Arms: Quarterly 1st & 4th, Argent, on a Mount Vert, two Boar's erect respectant Sable, their forelegs resting against an Oak Tree proper (Hugessen); 2nd & 3rd, Azure, in bend three Crosses-Crosslet fitchée between two Bendlets Or (Knatchbull); Crests: 1st, An Oak Tree proper, between two Wings elevated, pinions Azure, feathered Or (Hugessen); 2nd: On a Chapeau Gules, turned up Ermine, an Ounce statant Ermine, spotted Sable (Knatchbull); Supporters: On either side a Leopard Argent, pelletée, gorged with a Wreath of Oak Vert, fructed Gold, holding in the mouth a Cross-Crosslet fitchée Or; Motto: IN CRUCIFIXA GLORIA MEA (My Glory is in the Cross).

===Arms of the 8th Baron Brabourne===

Granted by Royal Licence in 1966 to the Earls Mountbatten of Burma who descend from the 1st Earl Mountbatten of Burma's elder daughter, Patricia, wife of the 7th Baron Brabourne.
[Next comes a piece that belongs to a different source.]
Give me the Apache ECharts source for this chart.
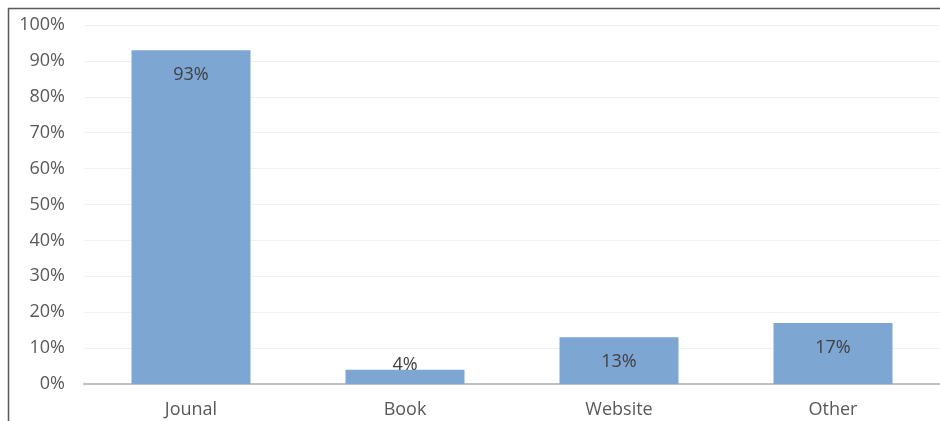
<!DOCTYPE html>
<html><head><meta charset="utf-8">
<script src="https://cdn.jsdelivr.net/npm/echarts@6/dist/echarts.min.js"></script>
<style>html,body{margin:0;padding:0;background:#fff}#c{width:940px;height:421px}</style>
</head><body><div id="c"></div>
<script>
const categories = ['Jounal', 'Book', 'Website', 'Other'];
const values = [93, 4, 13, 17];
const yTicks = [0, 10, 20, 30, 40, 50, 60, 70, 80, 90, 100];

const chart = echarts.init(document.getElementById('c'), null, {renderer: 'canvas'});
const font = '"Open Sans", sans-serif';
chart.setOption({
  animation: false,
  graphic: [{
    type: 'rect', shape: {x: 8.5, y: 8.5, width: 1000, height: 1000},
    style: {fill: 'none', stroke: '#5a5a5a', lineWidth: 1.5}, silent: true, z: 0
  }],
  grid: {left: 84, right: -5, top: 25, bottom: 37, containLabel: false},
  xAxis: {
    type: 'category', data: categories,
    axisLine: {lineStyle: {color: '#bfbfbf', width: 2}},
    axisTick: {show: false},
    axisLabel: {color: '#595959', fontSize: 18, fontFamily: font, margin: 17}
  },
  yAxis: {
    type: 'value', min: yTicks[0], max: yTicks[yTicks.length - 1], interval: 10,
    axisLine: {show: false}, axisTick: {show: false},
    splitLine: {lineStyle: {color: '#f0f0f0', width: 1}},
    axisLabel: {color: '#595959', fontSize: 18, fontFamily: font, margin: 19,
      formatter: v => v + '%'}
  },
  series: [{
    type: 'bar', barWidth: 119,
    itemStyle: {color: '#7ea6d2'},
    data: values.map(v => v < 8
      ? {value: v, label: {position: 'top', distance: -4}}
      : {value: v}),
    label: {show: true, position: 'insideTop', distance: 16,
      color: '#404040', fontSize: 18, fontFamily: font, formatter: p => p.value + '%'}
  }]
});
</script></body></html>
Arms: Quarterly 1st, Azure, in bend three Crosses-Crosslet fitchée between two Bendlets Or (Knatchbull); 2nd, Argent, two Pellets Sable (Mountbatten); 3rd, Azure, a Lion rampant double queued barry of ten Argent and Gules, crowned Or, within a Bordure compony Gules and Argent (Hesse); 4th, The Royal Arms differenced by a Label of three-points Argent, the centre point charged with a Rose Gules, and the outer points with an Ermine Spot Sable (Princess Alice); Crests: 1st, On a Chapeau Gules, turned up Ermine, an Ounce statant Ermine, spotted Sable (Knatchbull); 2nd, Out of a Ducal Coronet Or, a Plume of Ostrich Feathers alternately Argent and Sable (Mountbatten); 3rd, Out of a Ducal Coronet Or, two Horns barry of ten Argent and Gules, issuing from each three Linden Leaves Vert, and from the outer side of each horn four Branches barwise having three like Leaves pendent therefrom Vert (Hesse); Supporters: On either side a Lion double queued and crowned all Or; Mottoes: 1st, IN CRUCIFIXA GLORIA MEA (My Glory is in the Cross)(Knatchbull); 2nd, IN HONOUR BOUND (Mountbatten).